One of the best job perks at the Mountain Mirror is being on the receiving end of advance copies of new books. Another is getting to be the first reader of Karin Glendenning’s library column in the Signal Mountain Mirror – I have a running list of her recommendations in my phone and try to reserve a copy at the library immediately.
I took “Joy” with me to a doctor’s appointment and was absolutely stunned after reading the first four pages, the length of the first story in this collection of 52 “very short stories.” I have never read anything by this writer and didn’t know anything about her when I opened the cheery yellow cover that says simply “Joy and 52 Other Very Short Stories.”

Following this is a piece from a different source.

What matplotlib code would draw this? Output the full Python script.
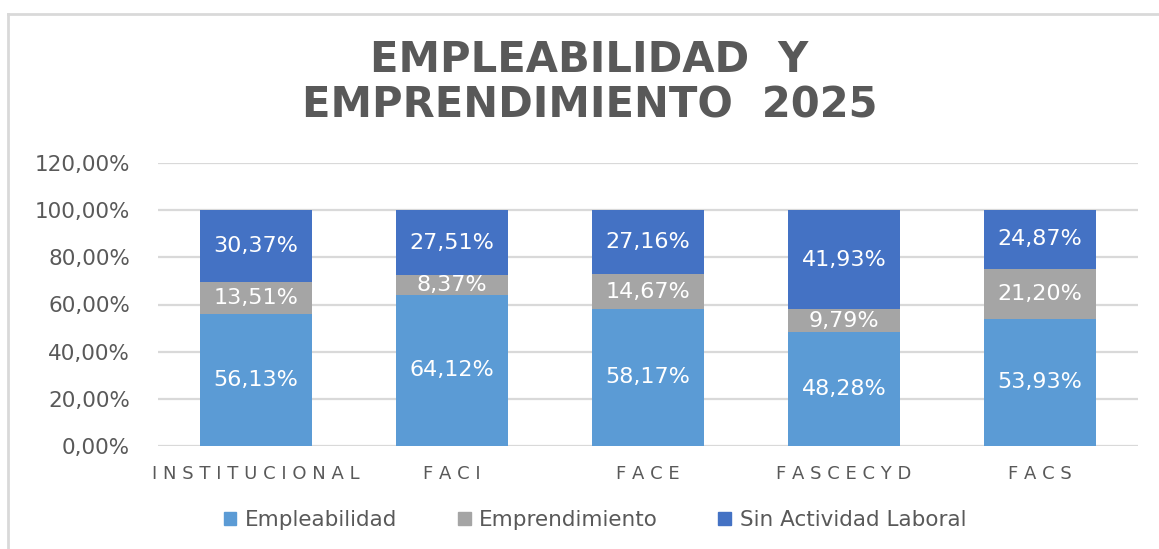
import matplotlib
matplotlib.use("Agg")
import matplotlib.pyplot as plt
import numpy as np
from matplotlib.patches import Rectangle
from matplotlib.lines import Line2D

categories = ["INSTITUCIONAL", "FACI", "FACE", "FASCECYD", "FACS"]
empleabilidad = [56.13, 64.12, 58.17, 48.28, 53.93]
emprendimiento = [13.51, 8.37, 14.67, 9.79, 21.20]
sin_actividad = [30.37, 27.51, 27.16, 41.93, 24.87]
series_names = ["Empleabilidad", "Emprendimiento", "Sin Actividad Laboral"]
colors = ["#5B9BD5", "#A5A5A5", "#4472C4"]
yticks = [0, 20, 40, 60, 80, 100, 120]

text_col = "#595959"
grid_col = "#D9D9D9"


def pct(v):
    return f"{v:.2f}%".replace(".", ",")


fig = plt.figure(figsize=(11.59, 5.49), dpi=100)
W, H = 1159, 549
# plot area in pixels: x 158..1138, y(0%)=446, y(120%)=163
ax = fig.add_axes([158 / W, 1 - 446 / H, 980 / W, (446 - 163) / H])

x = np.arange(len(categories))
bottom = np.zeros(len(categories))
for vals, name, col in zip([empleabilidad, emprendimiento, sin_actividad], series_names, colors):
    vals = np.array(vals)
    ax.bar(x, vals, bottom=bottom, width=0.57, color=col, label=name, zorder=3)
    for xi, b, v in zip(x, bottom, vals):
        ax.text(xi, b + v / 2, pct(v), ha="center", va="center", color="white",
                fontsize=16, family="DejaVu Sans", zorder=4)
    bottom += vals

ax.set_xlim(-0.5, len(categories) - 0.5)
ax.set_ylim(0, 120)
ax.set_yticks(yticks)
ax.set_yticklabels([pct(t) for t in yticks], color=text_col, fontsize=15.5, family="DejaVu Sans")
ax.set_xticks(x)
ax.set_xticklabels([" ".join(c) for c in categories], color=text_col, fontsize=13,
                   family="DejaVu Sans")
ax.tick_params(length=0)
ax.tick_params(axis="x", pad=14)
ax.tick_params(axis="y", pad=20)
ax.yaxis.grid(True, color=grid_col, linewidth=1.6, zorder=0)
for s in ax.spines.values():
    s.set_visible(False)

fig.text(0.5 + 10 / W, 1 - 60 / H, "EMPLEABILIDAD  Y", ha="center", va="center",
         fontsize=30, fontweight="bold", color=text_col, family="DejaVu Sans")
fig.text(0.5 + 10 / W, 1 - 105 / H, "EMPRENDIMIENTO  2025", ha="center", va="center",
         fontsize=30, fontweight="bold", color=text_col, family="DejaVu Sans")

# chart border (top and left edges visible)
fig.add_artist(Line2D([8 / W, 8 / W], [0, 1 - 14 / H], color="#D9D9D9", linewidth=2))
fig.add_artist(Line2D([8 / W, 1], [1 - 14 / H, 1 - 14 / H], color="#D9D9D9", linewidth=2))

handles = [Rectangle((0, 0), 1, 1, color=c) for c in colors]
fig.legend(handles, series_names, loc="center", bbox_to_anchor=(595 / W, 1 - 520 / H),
           ncol=3, frameon=False, fontsize=15.5, handlelength=0.6, handleheight=0.6,
           handletextpad=0.4, columnspacing=2.8, labelcolor=text_col)

fig.savefig("out.png", dpi=100)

I’m always looking for joy, trying to be conscious of it as I skeedaddle from place to place, usually on a deadline or on the phone. Not familiar with McGraw, I expected something sunny. Some sort of easy-to-read happy tale based on the title. The first story was nothing like I thought it would be. Neither was the second, which was about the murder of a child. But her words are not only easy to read, they are impossible not to read once you start. Her characters work themselves under your skin, and you get them, really know them, right away. The fact that she only needs a brief amount of words to accomplish this is astounding to me.

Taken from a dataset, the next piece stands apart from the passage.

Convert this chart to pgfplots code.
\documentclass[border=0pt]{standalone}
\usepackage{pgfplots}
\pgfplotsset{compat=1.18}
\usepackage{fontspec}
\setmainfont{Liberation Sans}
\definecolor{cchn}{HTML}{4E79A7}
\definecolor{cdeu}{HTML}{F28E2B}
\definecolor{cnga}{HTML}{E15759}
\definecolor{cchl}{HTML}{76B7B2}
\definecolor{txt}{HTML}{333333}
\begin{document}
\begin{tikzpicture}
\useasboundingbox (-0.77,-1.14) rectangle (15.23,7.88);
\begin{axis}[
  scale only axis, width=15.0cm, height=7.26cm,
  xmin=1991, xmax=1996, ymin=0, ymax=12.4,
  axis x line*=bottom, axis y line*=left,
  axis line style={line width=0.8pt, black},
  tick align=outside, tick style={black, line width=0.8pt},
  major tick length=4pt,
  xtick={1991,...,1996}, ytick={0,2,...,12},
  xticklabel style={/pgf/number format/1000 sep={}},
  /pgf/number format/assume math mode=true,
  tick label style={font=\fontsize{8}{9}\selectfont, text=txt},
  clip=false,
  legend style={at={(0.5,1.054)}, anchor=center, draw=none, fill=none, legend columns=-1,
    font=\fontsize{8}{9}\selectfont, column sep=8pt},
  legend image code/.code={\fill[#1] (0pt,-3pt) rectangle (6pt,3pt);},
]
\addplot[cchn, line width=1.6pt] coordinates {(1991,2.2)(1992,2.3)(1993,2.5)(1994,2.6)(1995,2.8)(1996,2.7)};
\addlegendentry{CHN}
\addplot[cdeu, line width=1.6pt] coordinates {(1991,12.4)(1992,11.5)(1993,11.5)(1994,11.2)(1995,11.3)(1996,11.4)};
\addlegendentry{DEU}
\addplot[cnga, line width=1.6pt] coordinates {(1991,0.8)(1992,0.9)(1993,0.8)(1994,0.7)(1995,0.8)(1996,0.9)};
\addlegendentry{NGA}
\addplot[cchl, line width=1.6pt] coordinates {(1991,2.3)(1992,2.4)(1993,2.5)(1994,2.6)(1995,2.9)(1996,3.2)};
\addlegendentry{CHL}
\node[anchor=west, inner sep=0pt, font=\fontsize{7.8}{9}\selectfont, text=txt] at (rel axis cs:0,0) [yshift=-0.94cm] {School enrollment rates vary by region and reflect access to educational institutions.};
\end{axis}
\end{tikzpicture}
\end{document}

“How can stories this brief be so satisfying,” says Kirkus Reviews. “McGraw deals with the profound, the dire, the mundane and the ridiculous, paying particular attention to relationships between parents and children, siblings, spouses, criminals and their victims. While some stories are meant to purely amuse, many are intense and beautiful, 53 gems that demonstrate all the things a short story can do. Wow.”
Erin has written six books, three novels and three collections of short stories. And although I feel like an idiot and a bit cheated that I didn’t know about her work sooner, I will read her every word now. And I will definitely take advantage of an opportunity to meet her and hear her read at her book release on March 6 from 6-8 p.m. at Starline Books.
Erin is practically a neighbor; she lives near Sewanee with her husband, poet Andrew Hudgins, and their dogs. Publishers Weekly says, “This quintessential collection of stories serves as an homage to the form while showcasing McGraw’s stunning talent and deep empathy for the idiosyncrasies, small joys, and despairs of human nature.” It was also included in Literary Hub’s, Big Other’s, and Emerging Writers Network’s most anticipated spring 2019 lists, and we are all invited to the book release! Yay!